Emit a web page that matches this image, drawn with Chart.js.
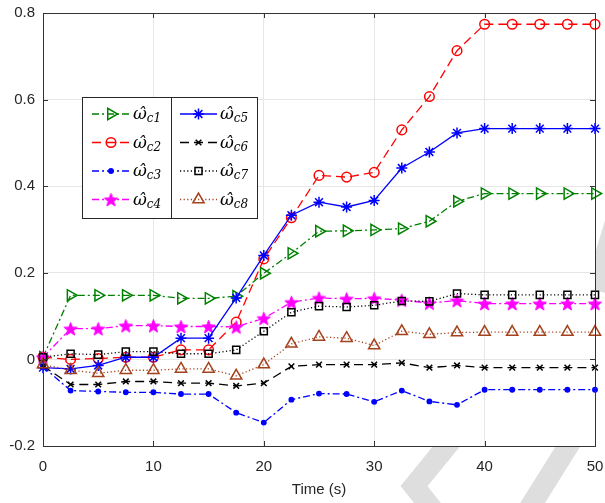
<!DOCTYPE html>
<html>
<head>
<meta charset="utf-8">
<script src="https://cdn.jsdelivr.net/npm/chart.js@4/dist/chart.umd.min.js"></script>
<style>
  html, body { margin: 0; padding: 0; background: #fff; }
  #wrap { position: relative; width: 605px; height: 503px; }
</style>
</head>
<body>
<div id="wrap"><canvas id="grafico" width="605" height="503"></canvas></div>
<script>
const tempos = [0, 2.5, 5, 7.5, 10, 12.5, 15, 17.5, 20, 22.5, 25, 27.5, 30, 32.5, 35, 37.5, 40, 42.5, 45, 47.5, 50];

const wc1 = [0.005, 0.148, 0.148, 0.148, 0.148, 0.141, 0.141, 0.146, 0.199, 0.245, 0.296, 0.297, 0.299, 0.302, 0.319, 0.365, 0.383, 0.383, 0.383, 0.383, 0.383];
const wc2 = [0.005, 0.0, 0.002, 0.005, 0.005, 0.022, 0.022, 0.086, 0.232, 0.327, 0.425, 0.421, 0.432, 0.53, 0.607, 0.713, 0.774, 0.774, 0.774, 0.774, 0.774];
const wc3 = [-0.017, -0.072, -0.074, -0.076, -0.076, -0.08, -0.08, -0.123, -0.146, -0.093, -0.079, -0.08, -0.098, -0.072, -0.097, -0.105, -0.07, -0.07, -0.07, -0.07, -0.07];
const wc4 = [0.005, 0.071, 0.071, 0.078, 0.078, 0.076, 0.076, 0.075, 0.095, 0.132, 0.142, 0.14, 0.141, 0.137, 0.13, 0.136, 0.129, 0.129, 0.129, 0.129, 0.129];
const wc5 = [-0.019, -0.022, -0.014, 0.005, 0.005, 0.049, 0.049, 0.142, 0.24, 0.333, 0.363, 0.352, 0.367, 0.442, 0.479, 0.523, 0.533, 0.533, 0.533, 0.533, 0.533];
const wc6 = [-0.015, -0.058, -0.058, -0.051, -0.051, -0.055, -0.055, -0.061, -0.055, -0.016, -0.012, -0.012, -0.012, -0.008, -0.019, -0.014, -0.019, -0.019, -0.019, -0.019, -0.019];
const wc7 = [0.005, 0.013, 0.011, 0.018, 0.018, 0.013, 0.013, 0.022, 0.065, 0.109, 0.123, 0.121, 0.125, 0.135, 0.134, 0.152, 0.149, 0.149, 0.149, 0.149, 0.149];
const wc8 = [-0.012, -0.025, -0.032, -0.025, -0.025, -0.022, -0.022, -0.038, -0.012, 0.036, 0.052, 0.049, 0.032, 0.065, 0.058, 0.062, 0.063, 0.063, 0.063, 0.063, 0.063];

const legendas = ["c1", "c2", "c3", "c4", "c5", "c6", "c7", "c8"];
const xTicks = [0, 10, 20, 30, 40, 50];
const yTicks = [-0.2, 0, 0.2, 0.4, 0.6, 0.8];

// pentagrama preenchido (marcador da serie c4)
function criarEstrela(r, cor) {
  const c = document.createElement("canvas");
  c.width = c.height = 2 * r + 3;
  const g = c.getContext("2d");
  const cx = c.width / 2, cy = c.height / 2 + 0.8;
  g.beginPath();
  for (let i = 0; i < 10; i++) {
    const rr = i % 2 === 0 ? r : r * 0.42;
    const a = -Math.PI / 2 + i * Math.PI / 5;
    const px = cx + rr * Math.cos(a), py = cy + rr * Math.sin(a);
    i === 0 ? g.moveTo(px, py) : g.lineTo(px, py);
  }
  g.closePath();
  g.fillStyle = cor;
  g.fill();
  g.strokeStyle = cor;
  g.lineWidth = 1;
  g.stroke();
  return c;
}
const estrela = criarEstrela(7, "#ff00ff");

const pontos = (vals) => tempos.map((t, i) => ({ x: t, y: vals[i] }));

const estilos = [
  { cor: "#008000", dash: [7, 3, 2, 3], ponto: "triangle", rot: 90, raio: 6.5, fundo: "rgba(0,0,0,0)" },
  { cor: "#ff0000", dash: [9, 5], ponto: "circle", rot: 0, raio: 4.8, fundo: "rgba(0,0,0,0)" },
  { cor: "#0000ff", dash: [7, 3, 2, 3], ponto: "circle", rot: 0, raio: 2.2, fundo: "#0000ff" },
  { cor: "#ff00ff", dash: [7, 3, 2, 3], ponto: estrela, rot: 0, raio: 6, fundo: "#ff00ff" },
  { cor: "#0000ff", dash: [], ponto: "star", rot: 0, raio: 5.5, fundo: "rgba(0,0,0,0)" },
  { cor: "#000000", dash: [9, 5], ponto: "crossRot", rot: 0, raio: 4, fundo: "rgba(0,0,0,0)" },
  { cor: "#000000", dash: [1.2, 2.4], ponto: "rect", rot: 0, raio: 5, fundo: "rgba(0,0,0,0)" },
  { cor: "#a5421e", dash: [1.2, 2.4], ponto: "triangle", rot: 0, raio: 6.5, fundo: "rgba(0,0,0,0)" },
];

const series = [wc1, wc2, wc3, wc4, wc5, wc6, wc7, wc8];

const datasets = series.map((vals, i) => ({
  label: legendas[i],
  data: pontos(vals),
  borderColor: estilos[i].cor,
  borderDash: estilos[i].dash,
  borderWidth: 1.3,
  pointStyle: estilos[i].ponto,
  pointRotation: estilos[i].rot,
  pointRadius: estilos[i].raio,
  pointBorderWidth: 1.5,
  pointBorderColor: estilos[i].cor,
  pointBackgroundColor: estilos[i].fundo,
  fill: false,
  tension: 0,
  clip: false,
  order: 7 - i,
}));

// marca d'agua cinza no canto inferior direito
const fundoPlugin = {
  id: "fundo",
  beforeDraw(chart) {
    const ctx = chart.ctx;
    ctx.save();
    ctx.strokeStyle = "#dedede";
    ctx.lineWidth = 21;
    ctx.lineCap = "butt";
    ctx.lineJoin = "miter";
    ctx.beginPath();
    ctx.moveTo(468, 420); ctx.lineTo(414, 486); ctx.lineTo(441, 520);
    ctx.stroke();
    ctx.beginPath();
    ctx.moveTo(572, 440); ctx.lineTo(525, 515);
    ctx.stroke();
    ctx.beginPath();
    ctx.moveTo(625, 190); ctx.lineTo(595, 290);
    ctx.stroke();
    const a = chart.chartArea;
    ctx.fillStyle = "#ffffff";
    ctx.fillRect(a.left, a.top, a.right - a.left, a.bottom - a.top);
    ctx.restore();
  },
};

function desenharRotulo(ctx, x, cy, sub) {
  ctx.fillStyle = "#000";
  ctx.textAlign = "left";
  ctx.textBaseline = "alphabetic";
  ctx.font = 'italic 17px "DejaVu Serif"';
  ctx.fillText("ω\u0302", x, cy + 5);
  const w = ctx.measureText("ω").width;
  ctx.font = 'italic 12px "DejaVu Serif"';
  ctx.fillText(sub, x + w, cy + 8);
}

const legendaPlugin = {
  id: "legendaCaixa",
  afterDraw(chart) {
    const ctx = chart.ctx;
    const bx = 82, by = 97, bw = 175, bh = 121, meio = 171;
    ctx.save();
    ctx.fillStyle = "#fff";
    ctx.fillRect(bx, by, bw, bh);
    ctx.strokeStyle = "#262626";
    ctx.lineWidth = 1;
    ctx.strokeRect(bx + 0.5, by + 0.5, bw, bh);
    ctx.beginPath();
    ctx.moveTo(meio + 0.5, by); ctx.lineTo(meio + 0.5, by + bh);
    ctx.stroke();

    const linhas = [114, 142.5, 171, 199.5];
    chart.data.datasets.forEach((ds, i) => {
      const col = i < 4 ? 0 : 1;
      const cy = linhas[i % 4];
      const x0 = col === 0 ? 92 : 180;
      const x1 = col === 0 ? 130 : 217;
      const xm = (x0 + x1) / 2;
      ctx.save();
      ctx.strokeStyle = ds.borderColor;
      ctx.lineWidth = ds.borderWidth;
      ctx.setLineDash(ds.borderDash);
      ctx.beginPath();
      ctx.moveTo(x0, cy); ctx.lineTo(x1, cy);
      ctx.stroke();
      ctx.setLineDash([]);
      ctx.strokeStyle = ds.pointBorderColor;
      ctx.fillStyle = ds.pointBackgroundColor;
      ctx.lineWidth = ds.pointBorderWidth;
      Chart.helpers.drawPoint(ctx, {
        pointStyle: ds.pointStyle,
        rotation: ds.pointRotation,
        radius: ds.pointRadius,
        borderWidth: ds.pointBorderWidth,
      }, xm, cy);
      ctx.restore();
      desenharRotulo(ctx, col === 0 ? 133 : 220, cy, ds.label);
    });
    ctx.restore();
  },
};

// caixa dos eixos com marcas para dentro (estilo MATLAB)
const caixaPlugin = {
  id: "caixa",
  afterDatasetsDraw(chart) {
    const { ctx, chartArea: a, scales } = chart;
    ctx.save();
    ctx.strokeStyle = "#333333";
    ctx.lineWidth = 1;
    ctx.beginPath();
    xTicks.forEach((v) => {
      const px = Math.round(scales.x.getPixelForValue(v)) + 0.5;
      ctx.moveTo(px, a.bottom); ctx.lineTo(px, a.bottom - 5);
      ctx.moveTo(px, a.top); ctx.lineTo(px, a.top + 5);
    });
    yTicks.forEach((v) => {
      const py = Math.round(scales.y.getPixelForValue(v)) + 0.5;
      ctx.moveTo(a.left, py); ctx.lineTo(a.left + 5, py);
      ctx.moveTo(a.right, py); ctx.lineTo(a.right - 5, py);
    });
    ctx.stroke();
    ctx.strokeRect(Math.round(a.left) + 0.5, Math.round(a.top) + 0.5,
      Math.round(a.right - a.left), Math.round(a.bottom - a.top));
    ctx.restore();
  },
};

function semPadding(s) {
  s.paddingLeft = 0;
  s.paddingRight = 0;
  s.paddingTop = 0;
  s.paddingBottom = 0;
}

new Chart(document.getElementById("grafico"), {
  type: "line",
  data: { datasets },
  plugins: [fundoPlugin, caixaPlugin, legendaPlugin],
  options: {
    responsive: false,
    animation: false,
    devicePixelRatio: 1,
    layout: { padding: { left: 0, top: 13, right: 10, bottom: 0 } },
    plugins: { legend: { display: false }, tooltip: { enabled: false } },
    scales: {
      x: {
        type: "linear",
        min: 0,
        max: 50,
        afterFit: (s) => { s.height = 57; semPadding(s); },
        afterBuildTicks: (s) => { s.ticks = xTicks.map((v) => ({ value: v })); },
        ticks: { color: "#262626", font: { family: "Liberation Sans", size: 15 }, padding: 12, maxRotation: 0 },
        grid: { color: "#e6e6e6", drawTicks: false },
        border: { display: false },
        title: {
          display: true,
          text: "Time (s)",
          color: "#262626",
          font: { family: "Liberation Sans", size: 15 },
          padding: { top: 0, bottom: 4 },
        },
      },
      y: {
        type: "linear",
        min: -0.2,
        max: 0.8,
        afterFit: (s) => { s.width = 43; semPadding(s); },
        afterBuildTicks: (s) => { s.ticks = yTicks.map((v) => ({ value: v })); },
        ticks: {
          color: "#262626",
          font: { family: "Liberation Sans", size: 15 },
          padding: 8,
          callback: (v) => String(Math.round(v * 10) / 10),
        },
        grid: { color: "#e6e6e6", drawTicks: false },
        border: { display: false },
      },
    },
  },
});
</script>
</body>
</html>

· · · ·

Stated task
Pictures are excluded: retype only the lines from the beginning of the listing above through the line with "const yTicks = [-0.2, 0, 0.2, 0.4, 0.6, 0.8];", both included.

Solved problem
Emit a web page that matches this image, drawn with Chart.js.
<!DOCTYPE html>
<html>
<head>
<meta charset="utf-8">
<script src="https://cdn.jsdelivr.net/npm/chart.js@4/dist/chart.umd.min.js"></script>
<style>
  html, body { margin: 0; padding: 0; background: #fff; }
  #wrap { position: relative; width: 605px; height: 503px; }
</style>
</head>
<body>
<div id="wrap"><canvas id="grafico" width="605" height="503"></canvas></div>
<script>
const tempos = [0, 2.5, 5, 7.5, 10, 12.5, 15, 17.5, 20, 22.5, 25, 27.5, 30, 32.5, 35, 37.5, 40, 42.5, 45, 47.5, 50];

const wc1 = [0.005, 0.148, 0.148, 0.148, 0.148, 0.141, 0.141, 0.146, 0.199, 0.245, 0.296, 0.297, 0.299, 0.302, 0.319, 0.365, 0.383, 0.383, 0.383, 0.383, 0.383];
const wc2 = [0.005, 0.0, 0.002, 0.005, 0.005, 0.022, 0.022, 0.086, 0.232, 0.327, 0.425, 0.421, 0.432, 0.53, 0.607, 0.713, 0.774, 0.774, 0.774, 0.774, 0.774];
const wc3 = [-0.017, -0.072, -0.074, -0.076, -0.076, -0.08, -0.08, -0.123, -0.146, -0.093, -0.079, -0.08, -0.098, -0.072, -0.097, -0.105, -0.07, -0.07, -0.07, -0.07, -0.07];
const wc4 = [0.005, 0.071, 0.071, 0.078, 0.078, 0.076, 0.076, 0.075, 0.095, 0.132, 0.142, 0.14, 0.141, 0.137, 0.13, 0.136, 0.129, 0.129, 0.129, 0.129, 0.129];
const wc5 = [-0.019, -0.022, -0.014, 0.005, 0.005, 0.049, 0.049, 0.142, 0.24, 0.333, 0.363, 0.352, 0.367, 0.442, 0.479, 0.523, 0.533, 0.533, 0.533, 0.533, 0.533];
const wc6 = [-0.015, -0.058, -0.058, -0.051, -0.051, -0.055, -0.055, -0.061, -0.055, -0.016, -0.012, -0.012, -0.012, -0.008, -0.019, -0.014, -0.019, -0.019, -0.019, -0.019, -0.019];
const wc7 = [0.005, 0.013, 0.011, 0.018, 0.018, 0.013, 0.013, 0.022, 0.065, 0.109, 0.123, 0.121, 0.125, 0.135, 0.134, 0.152, 0.149, 0.149, 0.149, 0.149, 0.149];
const wc8 = [-0.012, -0.025, -0.032, -0.025, -0.025, -0.022, -0.022, -0.038, -0.012, 0.036, 0.052, 0.049, 0.032, 0.065, 0.058, 0.062, 0.063, 0.063, 0.063, 0.063, 0.063];

const legendas = ["c1", "c2", "c3", "c4", "c5", "c6", "c7", "c8"];
const xTicks = [0, 10, 20, 30, 40, 50];
const yTicks = [-0.2, 0, 0.2, 0.4, 0.6, 0.8];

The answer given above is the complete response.